Kernel Risk-Sensitive Loss: Definition, Properties and Application to Robust Adaptive Filtering
This work addresses robust adaptive filtering for signal processing and machine learning applications, presenting an incremental improvement over kernel-based methods.
The authors tackled the problem of robust adaptive filtering in non-Gaussian signal processing by proposing a new similarity measure called kernel risk-sensitive loss (KRSL), which achieved faster convergence and higher accuracy compared to existing methods like correntropy, as confirmed by simulations.

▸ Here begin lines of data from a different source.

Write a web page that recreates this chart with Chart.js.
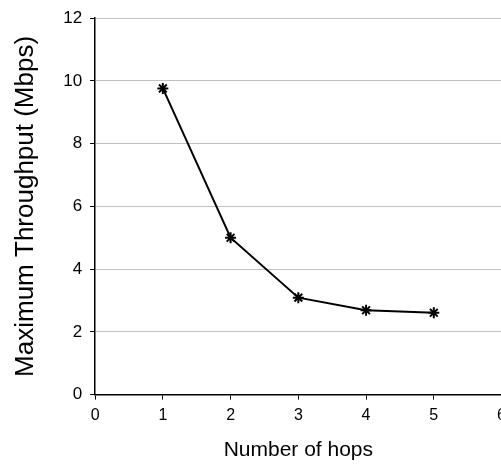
<!DOCTYPE html>
<html>
<head>
<meta charset="utf-8">
<script src="https://cdn.jsdelivr.net/npm/chart.js@4"></script>
<style>
  html, body { margin: 0; padding: 0; background: #fff; overflow: hidden; }
  #wrap { width: 512px; height: 465px; }
</style>
</head>
<body>
<div id="wrap"><canvas id="hopschart" width="512" height="465"></canvas></div>
<script>
// throughput measured against hop count
const hops = [1, 2, 3, 4, 5];
const throughput = [9.76, 5.0, 3.09, 2.69, 2.61];

const points = hops.map((h, i) => ({ x: h, y: throughput[i] }));

const ctx = document.getElementById('hopschart').getContext('2d');

const myChart = new Chart(ctx, {
    type: 'line',
    data: {
        datasets: [
            {
                label: 'Throughput',
                data: points,
                borderColor: '#000',
                backgroundColor: '#000',
                borderWidth: 2,
                pointStyle: 'star',
                pointRadius: 5.5,
                pointBorderWidth: 2,
                pointBorderColor: '#000',
                tension: 0,
                fill: false,
            },
        ],
    },
    options: {
        responsive: false,
        animation: false,
        layout: {
            padding: { top: 0, left: 10, right: 0, bottom: 2 }
        },
        plugins: {
            legend: { display: false },
            tooltip: { enabled: false }
        },
        scales: {
            x: {
                type: 'linear',
                min: 0,
                max: 6,
                ticks: {
                    stepSize: 1,
                    color: '#000',
                    padding: 6,
                    font: { family: 'Liberation Sans', size: 16 }
                },
                grid: {
                    drawOnChartArea: false,
                    tickColor: '#000',
                    tickLength: 5,
                },
                border: { color: '#000', width: 1.5 },
                title: {
                    display: true,
                    text: 'Number of hops',
                    color: '#000',
                    padding: { top: 7, bottom: 0 },
                    font: { family: 'Liberation Sans', size: 21 }
                },
            },
            y: {
                min: 0,
                max: 12,
                ticks: {
                    stepSize: 2,
                    color: '#000',
                    padding: 8,
                    font: { family: 'Liberation Sans', size: 17 }
                },
                grid: {
                    color: '#c0c0c0',
                    lineWidth: 1,
                    tickColor: '#000',
                    tickLength: 5,
                },
                border: { color: '#000', width: 1.5 },
                title: {
                    display: true,
                    text: 'Maximum Throughput (Mbps)',
                    color: '#000',
                    padding: { top: 0, bottom: 14 },
                    font: { family: 'Liberation Sans', size: 26 }
                },
            },
        },
    },
});
</script>
</body>
</html>
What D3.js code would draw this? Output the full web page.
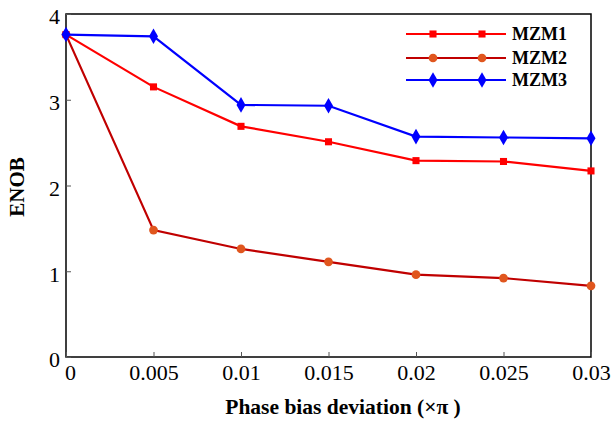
<!DOCTYPE html>
<html><head><meta charset="utf-8">
<script src="https://cdn.jsdelivr.net/npm/d3@7"></script>
<style>body{margin:0;background:#fff}svg{display:block}</style>
</head><body>
<svg id="c" width="613" height="421"></svg>
<script>
const xValues = [0, 0.005, 0.01, 0.015, 0.02, 0.025, 0.03];
const xTickLabels = ["0", "0.005", "0.01", "0.015", "0.02", "0.025", "0.03"];
const yTicks = [0, 1, 2, 3, 4];
const mzm1 = [3.76, 3.15, 2.69, 2.51, 2.29, 2.28, 2.17];
const mzm2 = [3.76, 1.48, 1.26, 1.11, 0.96, 0.92, 0.83];
const mzm3 = [3.76, 3.74, 2.94, 2.93, 2.57, 2.56, 2.55];
const seriesNames = ["MZM1", "MZM2", "MZM3"];

const svg = d3.select("#c");
const m = {l: 66, r: 591, t: 14, b: 357};
const x = d3.scaleLinear().domain([0, 0.03]).range([m.l, m.r]);
const y = d3.scaleLinear().domain([0, 4]).range([m.b, m.t]);
const font = "'Liberation Serif','Times New Roman',serif";

// frame
svg.append("rect").attr("x", m.l).attr("y", m.t).attr("width", m.r - m.l).attr("height", m.b - m.t)
  .attr("fill", "none").attr("stroke", "#000").attr("stroke-width", 1.5);

// x axis ticks (inward)
const xAxis = d3.axisBottom(x).tickValues(xValues).tickSize(-5).tickPadding(7)
  .tickFormat((d, i) => xTickLabels[i]);
const gx = svg.append("g").attr("transform", `translate(0,${m.b})`).call(xAxis);
gx.select(".domain").remove();
gx.selectAll("line").attr("stroke", "#555");
gx.selectAll("text").attr("font-family", font).attr("font-size", 22).attr("fill", "#000");
gx.selectAll(".tick").filter(d => d === 0).select("text").attr("dx", 4);

const yAxis = d3.axisLeft(y).tickValues(yTicks).tickSize(-5).tickPadding(6).tickFormat(d3.format("d"));
const gy = svg.append("g").attr("transform", `translate(${m.l},0)`).call(yAxis);
gy.select(".domain").remove();
gy.selectAll("line").attr("stroke", "#555");
gy.selectAll("text").attr("font-family", font).attr("font-size", 22).attr("fill", "#000").attr("dy", "0.45em");

// axis titles
svg.append("text").attr("x", 343).attr("y", 414).attr("text-anchor", "middle")
  .attr("font-family", font).attr("font-weight", "bold").attr("font-size", 21.5).text("Phase bias deviation (×π )");
svg.append("text").attr("transform", `translate(24,187) rotate(-90)`).attr("text-anchor", "middle")
  .attr("font-family", font).attr("font-weight", "bold").attr("font-size", 21).text("ENOB");

const series = [
  {name: seriesNames[0], vals: mzm1, line: "#ff0000", fill: "#ff0000", shape: d3.symbolSquare, size: 50},
  {name: seriesNames[1], vals: mzm2, line: "#c00000", fill: "#e0561e", shape: d3.symbolCircle, size: 60},
  {name: seriesNames[2], vals: mzm3, line: "#0000ff", fill: "#0000ff", shape: d3.symbolDiamond, size: 70},
];
const line = d3.line().x((d, i) => x(xValues[i])).y(d => y(d));

// draw in order MZM2, MZM1, MZM3
[1, 0, 2].forEach(k => {
  const s = series[k];
  svg.append("path").attr("d", line(s.vals)).attr("fill", "none").attr("stroke", s.line).attr("stroke-width", 2.2);
  svg.selectAll(null).data(s.vals).enter().append("path")
    .attr("transform", (d, i) => `translate(${x(xValues[i])},${y(d)})`)
    .attr("d", d3.symbol().type(s.shape).size(s.size)).attr("fill", s.fill);
});

// legend
const lx0 = 406, lx1 = 506, lys = [34, 58, 80];
series.forEach((s, k) => {
  const g = svg.append("g");
  g.append("line").attr("x1", lx0).attr("x2", lx1).attr("y1", lys[k]).attr("y2", lys[k])
    .attr("stroke", s.line).attr("stroke-width", 1.8);
  [433, 482].forEach(px => g.append("path").attr("transform", `translate(${px},${lys[k]})`)
    .attr("d", d3.symbol().type(s.shape).size(s.size)).attr("fill", s.fill));
  g.append("text").attr("x", 512).attr("y", lys[k] + 6).attr("font-family", font).attr("font-weight", "bold")
    .attr("font-size", 18).text(s.name);
});
</script>
</body></html>
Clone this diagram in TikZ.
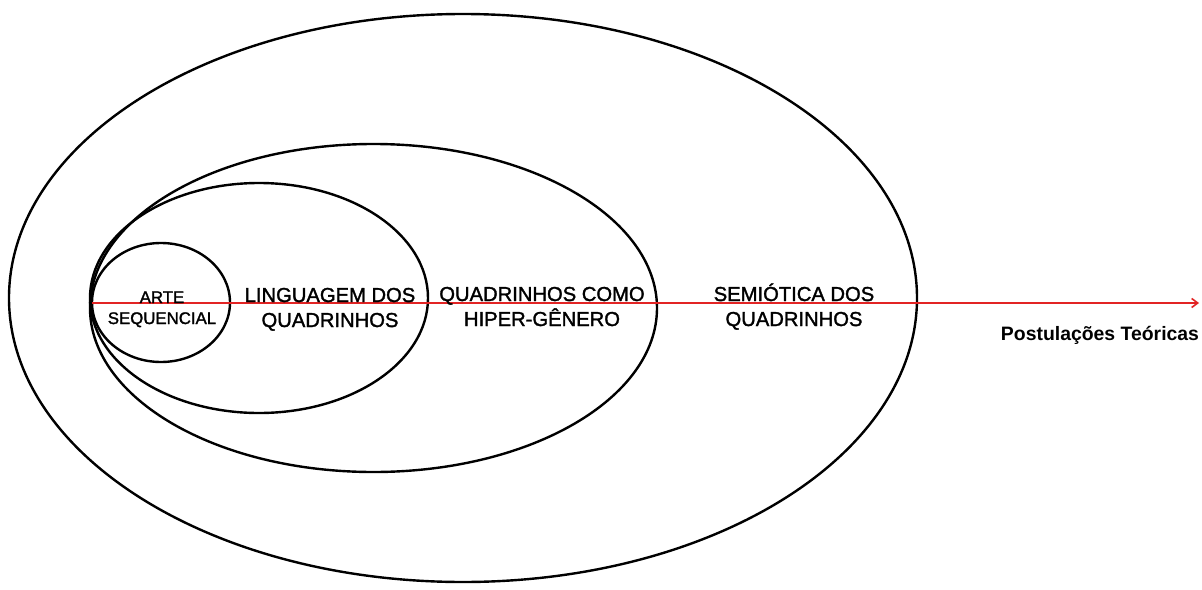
\documentclass[tikz,border=0pt]{standalone}
\usepackage{fontspec}
\setmainfont{Liberation Sans}
\newfontfamily\labelfont{Liberation Sans}[FakeBold=1.6]
\usetikzlibrary{shapes.geometric,arrows.meta}
\definecolor{axisred}{RGB}{226,36,36}
\begin{document}
\begin{tikzpicture}[x=1pt,y=-1pt,
  ring/.style={draw=black,line width=2.4pt,ellipse,inner sep=0pt,outer sep=0pt},
  lbl/.style={align=center,inner sep=0pt,anchor=base,font=\labelfont\fontsize{20.2}{25}\selectfont},
  small/.style={align=center,inner sep=0pt,anchor=base,font=\labelfont\fontsize{16.8}{21}\selectfont}]
  \useasboundingbox[fill=white] (0,0) rectangle (1202,589);
  % nested sets
  \node[ring,minimum width=908pt,minimum height=568pt] (semio) at (463,298) {};
  \node[ring,minimum width=567pt,minimum height=328pt] (hiper) at (373.5,308) {};
  \node[ring,minimum width=338pt,minimum height=230pt] (ling) at (259,298) {};
  \node[ring,minimum width=138pt,minimum height=119pt] (arte) at (161,302.5) {};
  % axis
  \coordinate (axisend) at (1199,303);
  \draw[axisred,line width=1.6pt,-{Straight Barb[length=6pt,width=9pt]}]
    (arte.west |- axisend) -- (axisend);
  % labels (anchored on the last baseline)
  \node[small] (tarte) at (162,324) {ARTE\\SEQUENCIAL};
  \node[lbl] (tling) at (330,327) {LINGUAGEM DOS\\QUADRINHOS};
  \node[lbl] (thiper) at (542,326) {QUADRINHOS COMO\\HIPER-GÊNERO};
  \node[lbl] (tsemio) at (794,326) {SEMIÓTICA DOS\\QUADRINHOS};
  \node[inner sep=0pt,anchor=base,font=\fontsize{19.4}{22}\selectfont\bfseries] (taxis) at (1100,340) {Postulações Teóricas};
\end{tikzpicture}
\end{document}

Nonlinear similarity measures defined in kernel space, such as correntropy, can extract higher-order statistics of data and offer potentially significant performance improvement over their linear counterparts especially in non-Gaussian signal processing and machine learning. In this work, we propose a new similarity measure in kernel space, called the kernel risk-sensitive loss (KRSL), and provide some important properties. We apply the KRSL to adaptive filtering and investigate the robustness, and then develop the MKRSL algorithm and analyze the mean square convergence performance. Compared with correntropy, the KRSL can offer a more efficient performance surface, thereby enabling a gradient based method to achieve faster convergence speed and higher accuracy while still maintaining the robustness to outliers. Theoretical analysis results and superior performance of the new algorithm are confirmed by simulation.